- [Stated exercise] Return only the lines between the line holding "Generate a web" and the line holding "y = d3.scaleLinear().domain([0,250]).range([pBottom,pTop]);", the two boundary lines included, exactly as they appear.

- [Supplied data]
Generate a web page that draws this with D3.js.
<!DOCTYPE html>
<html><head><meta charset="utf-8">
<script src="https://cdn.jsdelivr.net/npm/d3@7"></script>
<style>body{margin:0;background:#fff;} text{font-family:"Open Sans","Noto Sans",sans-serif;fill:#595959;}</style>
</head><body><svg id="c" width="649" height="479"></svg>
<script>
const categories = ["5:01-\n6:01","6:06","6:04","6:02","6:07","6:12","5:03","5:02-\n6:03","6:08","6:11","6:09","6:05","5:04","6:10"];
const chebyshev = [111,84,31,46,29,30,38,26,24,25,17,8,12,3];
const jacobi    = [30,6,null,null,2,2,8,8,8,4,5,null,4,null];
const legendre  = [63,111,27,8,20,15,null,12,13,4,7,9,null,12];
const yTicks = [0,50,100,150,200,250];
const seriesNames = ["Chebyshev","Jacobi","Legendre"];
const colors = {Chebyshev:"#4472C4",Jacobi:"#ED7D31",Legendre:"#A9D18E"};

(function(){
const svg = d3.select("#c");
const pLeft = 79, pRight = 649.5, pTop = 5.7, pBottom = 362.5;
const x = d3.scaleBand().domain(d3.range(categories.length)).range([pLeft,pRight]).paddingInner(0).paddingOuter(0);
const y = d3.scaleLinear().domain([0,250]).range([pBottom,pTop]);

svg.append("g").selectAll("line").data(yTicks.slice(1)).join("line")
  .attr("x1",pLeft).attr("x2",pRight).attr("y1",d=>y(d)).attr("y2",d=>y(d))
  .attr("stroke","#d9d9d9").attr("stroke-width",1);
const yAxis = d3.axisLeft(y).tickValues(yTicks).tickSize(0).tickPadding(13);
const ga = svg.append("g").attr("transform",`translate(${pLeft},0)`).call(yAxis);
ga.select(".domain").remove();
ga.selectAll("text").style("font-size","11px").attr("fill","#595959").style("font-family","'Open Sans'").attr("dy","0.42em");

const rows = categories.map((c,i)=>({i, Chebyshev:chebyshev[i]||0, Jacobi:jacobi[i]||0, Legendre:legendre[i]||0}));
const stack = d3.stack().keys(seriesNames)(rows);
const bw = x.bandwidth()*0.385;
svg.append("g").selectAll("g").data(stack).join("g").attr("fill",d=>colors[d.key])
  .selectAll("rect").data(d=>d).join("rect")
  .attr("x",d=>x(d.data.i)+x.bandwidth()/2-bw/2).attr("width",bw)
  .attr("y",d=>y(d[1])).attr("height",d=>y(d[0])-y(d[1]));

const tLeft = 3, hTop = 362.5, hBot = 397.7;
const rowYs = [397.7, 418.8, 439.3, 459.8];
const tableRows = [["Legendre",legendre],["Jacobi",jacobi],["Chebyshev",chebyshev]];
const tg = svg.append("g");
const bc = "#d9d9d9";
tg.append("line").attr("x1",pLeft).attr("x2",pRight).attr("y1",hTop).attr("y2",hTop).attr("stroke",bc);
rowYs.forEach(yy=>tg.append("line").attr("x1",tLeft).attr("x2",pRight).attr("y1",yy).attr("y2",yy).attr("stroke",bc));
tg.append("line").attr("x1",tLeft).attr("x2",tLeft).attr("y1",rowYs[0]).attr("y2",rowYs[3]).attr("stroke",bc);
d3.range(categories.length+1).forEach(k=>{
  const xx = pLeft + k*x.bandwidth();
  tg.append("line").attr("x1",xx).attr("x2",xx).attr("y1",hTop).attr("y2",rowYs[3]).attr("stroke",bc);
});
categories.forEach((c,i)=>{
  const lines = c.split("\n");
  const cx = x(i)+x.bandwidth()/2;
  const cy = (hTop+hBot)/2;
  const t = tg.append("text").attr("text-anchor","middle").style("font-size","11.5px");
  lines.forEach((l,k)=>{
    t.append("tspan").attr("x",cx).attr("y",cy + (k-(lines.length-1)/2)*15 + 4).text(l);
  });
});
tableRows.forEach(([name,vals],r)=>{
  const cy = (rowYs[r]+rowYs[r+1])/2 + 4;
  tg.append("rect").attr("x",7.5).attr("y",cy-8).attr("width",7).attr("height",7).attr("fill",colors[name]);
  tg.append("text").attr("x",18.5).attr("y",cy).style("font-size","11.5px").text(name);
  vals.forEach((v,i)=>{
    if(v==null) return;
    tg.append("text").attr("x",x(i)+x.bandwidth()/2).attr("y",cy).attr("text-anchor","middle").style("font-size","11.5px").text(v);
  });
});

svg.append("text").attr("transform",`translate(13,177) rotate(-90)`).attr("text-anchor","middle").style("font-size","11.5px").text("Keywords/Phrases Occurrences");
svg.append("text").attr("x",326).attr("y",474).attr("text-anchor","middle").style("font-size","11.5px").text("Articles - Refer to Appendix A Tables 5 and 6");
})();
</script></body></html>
==
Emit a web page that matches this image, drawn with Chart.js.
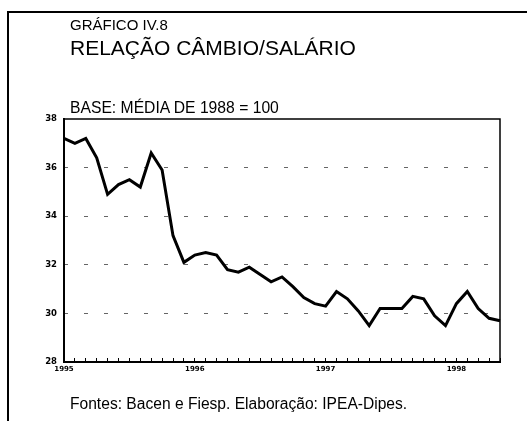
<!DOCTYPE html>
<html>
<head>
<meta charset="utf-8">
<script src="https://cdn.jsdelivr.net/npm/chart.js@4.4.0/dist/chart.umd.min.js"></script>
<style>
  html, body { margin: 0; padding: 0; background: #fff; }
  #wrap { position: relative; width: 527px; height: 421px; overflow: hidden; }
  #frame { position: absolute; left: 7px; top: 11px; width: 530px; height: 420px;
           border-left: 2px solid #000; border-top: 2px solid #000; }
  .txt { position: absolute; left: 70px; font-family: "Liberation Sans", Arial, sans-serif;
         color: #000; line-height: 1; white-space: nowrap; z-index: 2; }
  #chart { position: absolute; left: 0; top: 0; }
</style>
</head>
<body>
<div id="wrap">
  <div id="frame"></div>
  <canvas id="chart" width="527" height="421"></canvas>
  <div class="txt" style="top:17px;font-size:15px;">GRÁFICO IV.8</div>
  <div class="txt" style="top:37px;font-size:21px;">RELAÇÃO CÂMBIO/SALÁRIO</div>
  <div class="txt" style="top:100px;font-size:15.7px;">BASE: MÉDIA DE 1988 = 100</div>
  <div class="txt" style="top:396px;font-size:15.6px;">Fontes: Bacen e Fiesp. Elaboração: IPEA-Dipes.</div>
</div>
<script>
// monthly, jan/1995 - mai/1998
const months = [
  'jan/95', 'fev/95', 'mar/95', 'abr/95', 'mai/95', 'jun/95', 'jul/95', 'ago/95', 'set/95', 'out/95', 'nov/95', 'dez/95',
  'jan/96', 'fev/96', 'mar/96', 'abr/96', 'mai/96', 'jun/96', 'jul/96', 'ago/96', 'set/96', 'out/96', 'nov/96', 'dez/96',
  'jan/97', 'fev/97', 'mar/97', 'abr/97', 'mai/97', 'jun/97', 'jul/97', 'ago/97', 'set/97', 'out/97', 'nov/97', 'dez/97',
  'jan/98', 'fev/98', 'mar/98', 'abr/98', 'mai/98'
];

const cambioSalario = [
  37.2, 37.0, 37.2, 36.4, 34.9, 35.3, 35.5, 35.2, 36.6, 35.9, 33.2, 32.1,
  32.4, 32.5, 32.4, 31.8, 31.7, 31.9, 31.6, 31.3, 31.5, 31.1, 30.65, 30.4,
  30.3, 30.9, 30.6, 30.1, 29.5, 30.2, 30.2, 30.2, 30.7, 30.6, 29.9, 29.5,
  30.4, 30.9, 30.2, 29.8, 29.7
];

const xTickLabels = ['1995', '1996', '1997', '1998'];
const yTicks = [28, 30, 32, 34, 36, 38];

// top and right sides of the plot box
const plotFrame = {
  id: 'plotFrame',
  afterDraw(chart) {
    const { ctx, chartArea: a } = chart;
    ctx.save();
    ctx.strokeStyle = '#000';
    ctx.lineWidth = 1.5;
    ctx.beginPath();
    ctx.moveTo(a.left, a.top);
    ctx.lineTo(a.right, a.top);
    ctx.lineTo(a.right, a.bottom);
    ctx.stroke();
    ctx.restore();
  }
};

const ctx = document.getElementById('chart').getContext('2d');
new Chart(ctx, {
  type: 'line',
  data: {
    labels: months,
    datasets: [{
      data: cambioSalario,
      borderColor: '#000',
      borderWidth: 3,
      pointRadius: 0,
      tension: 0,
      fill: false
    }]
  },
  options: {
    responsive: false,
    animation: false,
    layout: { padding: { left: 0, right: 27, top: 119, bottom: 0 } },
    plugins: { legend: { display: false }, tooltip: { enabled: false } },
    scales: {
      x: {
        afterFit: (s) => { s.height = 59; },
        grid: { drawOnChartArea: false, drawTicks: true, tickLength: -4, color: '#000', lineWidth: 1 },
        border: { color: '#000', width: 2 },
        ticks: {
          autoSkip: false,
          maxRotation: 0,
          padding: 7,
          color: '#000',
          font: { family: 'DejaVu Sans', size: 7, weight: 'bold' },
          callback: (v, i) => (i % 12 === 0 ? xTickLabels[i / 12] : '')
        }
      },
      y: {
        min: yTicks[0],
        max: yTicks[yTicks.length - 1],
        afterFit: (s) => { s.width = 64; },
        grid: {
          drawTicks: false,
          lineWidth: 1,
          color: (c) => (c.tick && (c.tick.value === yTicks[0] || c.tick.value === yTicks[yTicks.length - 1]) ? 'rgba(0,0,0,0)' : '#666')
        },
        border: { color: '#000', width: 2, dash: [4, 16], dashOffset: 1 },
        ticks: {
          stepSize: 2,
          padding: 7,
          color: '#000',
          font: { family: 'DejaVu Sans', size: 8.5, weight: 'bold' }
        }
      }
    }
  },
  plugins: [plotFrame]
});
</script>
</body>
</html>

- [Output]
Generate a web page that draws this with D3.js.
<!DOCTYPE html>
<html><head><meta charset="utf-8">
<script src="https://cdn.jsdelivr.net/npm/d3@7"></script>
<style>body{margin:0;background:#fff;} text{font-family:"Open Sans","Noto Sans",sans-serif;fill:#595959;}</style>
</head><body><svg id="c" width="649" height="479"></svg>
<script>
const categories = ["5:01-\n6:01","6:06","6:04","6:02","6:07","6:12","5:03","5:02-\n6:03","6:08","6:11","6:09","6:05","5:04","6:10"];
const chebyshev = [111,84,31,46,29,30,38,26,24,25,17,8,12,3];
const jacobi    = [30,6,null,null,2,2,8,8,8,4,5,null,4,null];
const legendre  = [63,111,27,8,20,15,null,12,13,4,7,9,null,12];
const yTicks = [0,50,100,150,200,250];
const seriesNames = ["Chebyshev","Jacobi","Legendre"];
const colors = {Chebyshev:"#4472C4",Jacobi:"#ED7D31",Legendre:"#A9D18E"};

(function(){
const svg = d3.select("#c");
const pLeft = 79, pRight = 649.5, pTop = 5.7, pBottom = 362.5;
const x = d3.scaleBand().domain(d3.range(categories.length)).range([pLeft,pRight]).paddingInner(0).paddingOuter(0);
const y = d3.scaleLinear().domain([0,250]).range([pBottom,pTop]);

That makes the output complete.